There are good reasons thousands of people from the United States are moving to Mexico every month, and it’s not just the lower cost of living, a hefty tax break and less snow to shovel... Mexico is a beautiful country, a special place. The climate varies, but is plentifully mild, the culture is ancient and revered, the young are loved unconditionally, the old are respected, and I have yet to hear anyone mention Britney Spears, Lindsay Lohan, or Madonna’s attempt to adopt a second African child, even though, with such a late start, she cannot possibly begin to keep up with Angelina Jolie.
And then there are the people. Generalization is risky, but— in general — Mexicans are warm, friendly, generous and welcoming. If you smile at them, they smile back. If you greet a passing stranger on the street, they greet you back.

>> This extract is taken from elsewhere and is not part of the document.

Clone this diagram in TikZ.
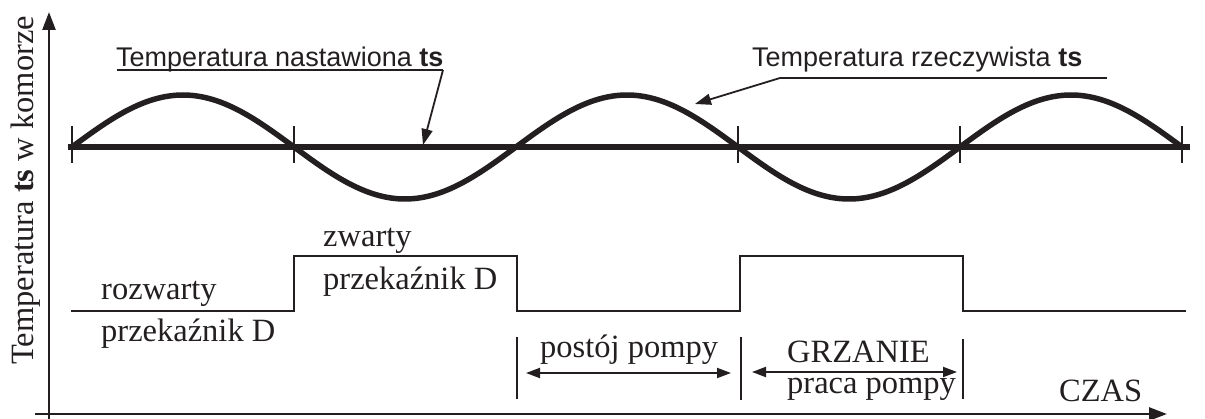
\documentclass[tikz,border=0pt]{standalone}
\usepackage{fontspec}
\setmainfont{Liberation Serif}
\newfontfamily\sansf{Liberation Sans}
\usetikzlibrary{arrows.meta}
\definecolor{ink}{HTML}{231F20}
\begin{document}
\begin{tikzpicture}[x=1pt,y=-1pt, color=ink,
  lbl/.style={inner sep=0pt, text=ink, font=\fontsize{32.5}{36}\selectfont},
  slbl/.style={inner sep=0pt, text=ink, font=\sansf\fontsize{27}{30}\selectfont},
  heavy/.style={line width=5.5pt},
  tickmark/.style={line width=2pt},
  ptr/.style={line width=1.8pt, -{Triangle[length=16pt,width=11pt]}},
  dbl/.style={line width=2pt, {Triangle[length=14pt,width=10pt]}-{Triangle[length=14pt,width=10pt]}},
  axis/.style={line width=2.6pt, -{Triangle[length=18pt,width=13pt]}},
  wave/.style={line width=2.2pt},
  bar/.style={line width=2pt}
]
\useasboundingbox (0,0) rectangle (1205,419);

% axes
\coordinate (yb) at (49,419);
\coordinate (yt) at (49,12);
\coordinate (xl) at (35,414);
\coordinate (xr) at (1167,414);
\draw[axis] (yb) -- (yt);
\draw[axis] (xl) -- (xr);
\node[lbl, rotate=90, anchor=base west] (ylab) at (33,365) {Temperatura \textbf{ts} w komorze};
\node[lbl, anchor=base west] (czas) at (1059,402) {CZAS};

% setpoint line and sine
\coordinate (sl) at (68,147);
\coordinate (sr) at (1190,147);
\draw[heavy] (sl) -- (sr);
\draw[heavy] plot[domain=0:1110, samples=300, smooth] ({\x+72},{147-52*sin(0.810811*\x)});
\foreach \t in {72,294,738,960,1182} \draw[tickmark] (\t,126) -- (\t,163);

% labels with pointers
\node[slbl, anchor=base west] (tn) at (116,67) {Temperatura nastawiona \textbf{ts}};
\coordinate (tnu) at (117,70);
\coordinate (tne) at (443,70);
\coordinate (tnt) at (423,145);
\draw[line width=1.8pt] (tnu) -- (tne);
\draw[ptr] (tne) -- (tnt);

\node[slbl, anchor=base west] (tr) at (752,67) {Temperatura rzeczywista \textbf{ts}};
\coordinate (tru) at (1107,78);
\coordinate (trs) at (780,78);
\coordinate (trt) at (695,104);
\draw[line width=1.8pt] (tru) -- (trs);
\draw[ptr] (trs) -- (trt);

% relay square wave
\coordinate (w0) at (71,311);
\coordinate (w1) at (294,256);
\coordinate (w2) at (517,311);
\coordinate (w3) at (740,256);
\coordinate (w4) at (963,311);
\coordinate (w5) at (1186,311);
\draw[wave] (w0) -| (w1) -| (w2) -| (w3) -| (w4) -- (w5);

\node[lbl, anchor=base west] (roz) at (101,300) {rozwarty};
\node[lbl, anchor=base west] (pd1) at (101,342) {przekaźnik D};
\node[lbl, anchor=base west] (zw) at (323,247) {zwarty};
\node[lbl, anchor=base west] (pd2) at (323,290) {przekaźnik D};

% intervals
\coordinate (b1t) at (517,337); \coordinate (b1b) at (517,399);
\coordinate (b2t) at (741,337); \coordinate (b2b) at (741,400);
\coordinate (b3t) at (963,339); \coordinate (b3b) at (963,399);
\draw[bar] (b1t) -- (b1b);
\draw[bar] (b2t) -- (b2b);
\draw[bar] (b3t) -- (b3b);
\coordinate (a1l) at (526,373); \coordinate (a1r) at (731,373);
\coordinate (a2l) at (752,372); \coordinate (a2r) at (957,372);
\draw[dbl] (a1l) -- (a1r);
\draw[dbl] (a2l) -- (a2r);
\node[lbl, anchor=base west] (post) at (540,358) {postój pompy};
\node[lbl, anchor=base west] (grz) at (787,363) {GRZANIE};
\node[lbl, anchor=base west] (praca) at (787,394) {praca pompy};
\end{tikzpicture}
\end{document}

If you try to speak even a little Spanish, they tend to treat you as though you were fluent. Or at least not an idiot. I have had taxi drivers track me down after leaving my wallet or cell phone in their cab. I have had someone run out of a store to catch me because I have overpaid by twenty cents. I have been introduced to and come to love a people who celebrate a day dedicated to the dead as a recognition of the cycles of birth and death and birth — and the 15th birthday of a girl, an important rite in becoming a woman — with the same joy.
Too much of the noise you’re hearing about how dangerous it is to come to Mexico is just that — noise. But the media love noise, and too many journalists currently making it don’t live here. Some have never even been here. They just like to be photographed at night, standing near a spotlighted border crossing, pointing across the line to some imaginary country from hell. It looks good on TV.
Another thing. The U.S. media tend to lump all of Mexico into one big bad bowl. Talking about drug violence in Mexico without naming a state or city where this is taking place is rather like looking at the horror of Katrina and saying: Damn! Did you know the U.S. is under water? or reporting on the shootings at Columbine or the bombing of the Federal building in Oklahoma City by saying that kids all over the U.S. are shooting their classmates and all the grownups are blowing up buildings. The recent rise in violence in Mexico has mostly occurred in a few states, and especially along the border. It is real, but it does not describe an entire country.
It would be nice if we could put what’s going on in Mexico in perspective, geographically and emotionally. It would be nice if we could remember that, as has been noted more than once, these drug wars wouldn’t be going on if people in the United States didn’t want the drugs, or if other people in the United States weren’t selling Mexican drug lords the guns. Most of all, it would be nice if more people in the United States actually came to this part of America – Mexico is also North America–, you will recall) to see for themselves what a fine place Mexico really is, and how good a vacation –or a life– here can be.
So come on down and get to know your southern neighbors. I think you’ll like it here.